In short: I found what I wanted to do because of that Mac and it changed me forever.
In 2015 I got my current Mac. When I passed on my old 2010 MBP it was dented, missing a foot, and had no CD drive (I took it out to save weight and then lost it). Fresh out of college I forked over literally all of the money I had for a specced out 13" rMBP. Two and a half years later I can say, it's the best computer I've ever owned or used. I've taken it everywhere, and it's risen to every challenge I've thrown at it (except modern PC gaming but I don't play a lot anyway).
Excluding a few months when I experimented with building PCs in college1 and at my old day-job, my Macs have always been my primary and only machines, and now my 2015 rMBP is my work machine too. They've both been as flexible, durable, extensible, and powerful as I could ask.
The Part About Apple Nowadays
That long preamble was more than a nice stroll down memory lane. I may not have the pedigree of some mac users but I love the Mac and over the years I've seen Apple seem to forget how much people love, use, and need the Mac to do what they do, and it makes me sad. Maybe they're working on something awesome for the Mac and I hope if they are that it's as great as it can be, but it doesn't look that way from the outside.
I could stand here and say that I wish the 13" MacBook Pro had dedicated graphics card and quad-core CPU options (and I really do wish that), but after 7 years I just don't see that happening. I guess what I want is something to prove that the Mac is still worth something to Apple. The Mac community is strong enough to last for years without Apple updating much, but that's not something I look forward to, it's a last resort.
The Circle Be Unbroken
Growing up, my mom had (and still has) a 17" Titanium Powerbook G4, and she used it for almost 10 years, she was the first Mac user in the house, and though I used them in middle and high school I'd always had a Windows PC at home. In 2009 a coworker and long-time Mac user convinced my parents to get me an iPhone, and a few months later I bought my first Mac.

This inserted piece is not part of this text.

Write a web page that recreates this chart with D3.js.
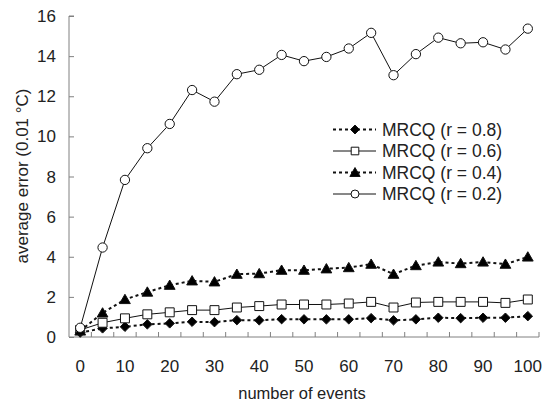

Since that time I've convinced my sister, several coworkers, friends, and many complete strangers to get Macs. I've always said the price was worth it, and even though I think that's less true now, I'd still recommend the Mac over the alternative. All of those people are using Macs today because some enthusiastic college student convinced them to get one, and he got his Mac and iPhone because of a passionate Mac user who convinced him back in 2010.

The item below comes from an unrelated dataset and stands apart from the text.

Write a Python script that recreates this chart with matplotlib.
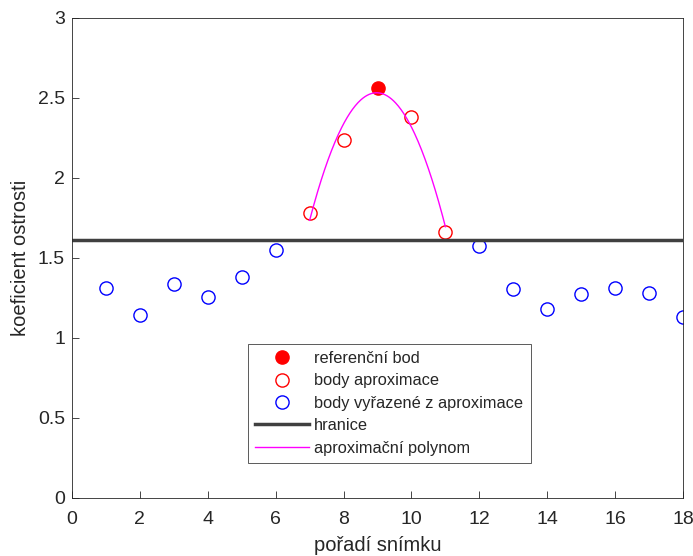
import numpy as np
from matplotlib import pyplot as plt

plt.rcParams['font.family'] = ['Liberation Sans', 'DejaVu Sans']
plt.rcParams['text.color'] = '#262626'
plt.rcParams['axes.labelcolor'] = '#262626'
plt.rcParams['xtick.color'] = '#262626'
plt.rcParams['ytick.color'] = '#262626'

# reference point
ref_x = [9]
ref_y = [2.56]

# points used for approximation
apr_x = [7, 8, 10, 11]
apr_y = [1.78, 2.24, 2.38, 1.66]

# points excluded from approximation
exc_x = [1, 2, 3, 4, 5, 6, 12, 13, 14, 15, 16, 17, 18]
exc_y = [1.31, 1.145, 1.335, 1.255, 1.38, 1.55, 1.575, 1.305, 1.18, 1.275, 1.31, 1.28, 1.13]

threshold = 1.61

# quadratic fit through reference + approximation points
fit_x = np.array(apr_x[:2] + ref_x + apr_x[2:], dtype=float)
fit_y = np.array(apr_y[:2] + ref_y + apr_y[2:])
coef = np.polyfit(fit_x, fit_y, 2)
xs = np.linspace(fit_x.min(), fit_x.max(), 200)

fig = plt.figure(figsize=(6.93, 5.56), dpi=100)
ax = fig.add_axes([72/693, 1-498/556, 611/693, 480/556])

ms = 9.5
ax.plot(ref_x, ref_y, 'o', color='red', markersize=ms, label='referenční bod')
ax.plot(apr_x, apr_y, 'o', mfc='none', mec='red', markersize=ms, label='body aproximace')
ax.plot(exc_x, exc_y, 'o', mfc='none', mec='blue', markersize=ms, label='body vyřazené z aproximace')
ax.axhline(threshold, color='#404040', lw=2.5, label='hranice')
ax.plot(xs, np.polyval(coef, xs), color='magenta', lw=1, label='aproximační polynom')

ax.set_xlim(0, 18)
ax.set_ylim(0, 3)
ax.set_xticks(range(0, 19, 2))
ax.set_yticks([0, 0.5, 1, 1.5, 2, 2.5, 3])
ax.set_yticklabels(['0', '0.5', '1', '1.5', '2', '2.5', '3'])
ax.tick_params(direction='in', labelsize=14, length=5, width=0.6)
ax.tick_params(axis='x', pad=9)
ax.tick_params(axis='y', pad=5)
for s in ax.spines.values():
    s.set_linewidth(0.6)
    s.set_color('#262626')
ax.set_xlabel('pořadí snímku', fontsize=14.5, labelpad=6)
ax.set_ylabel('koeficient ostrosti', fontsize=14.5, labelpad=6)

leg = ax.legend(loc='lower left', bbox_to_anchor=(0.288, 0.073), borderaxespad=0,
                fontsize=11.8, fancybox=False, framealpha=1, edgecolor='#404040',
                handlelength=3.3, handletextpad=0.3, borderpad=0.45,
                labelspacing=0.45)
leg.get_frame().set_linewidth(0.6)

plt.savefig('out.png', dpi=100)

That old MacBook is till alive; it's my mom's laptop now. It's worked well for her until this year: she got a GoPro and needs to edit the video. That MacBook can do a lot of things, but rendering 1080p and 4K video comfortably isn't one of them. If and when she gets a new computer, I'll probably ask for that MacBook back. There's not much I can use it for, but just like my old iPhones, it'll be a nice thing to keep around for the memories.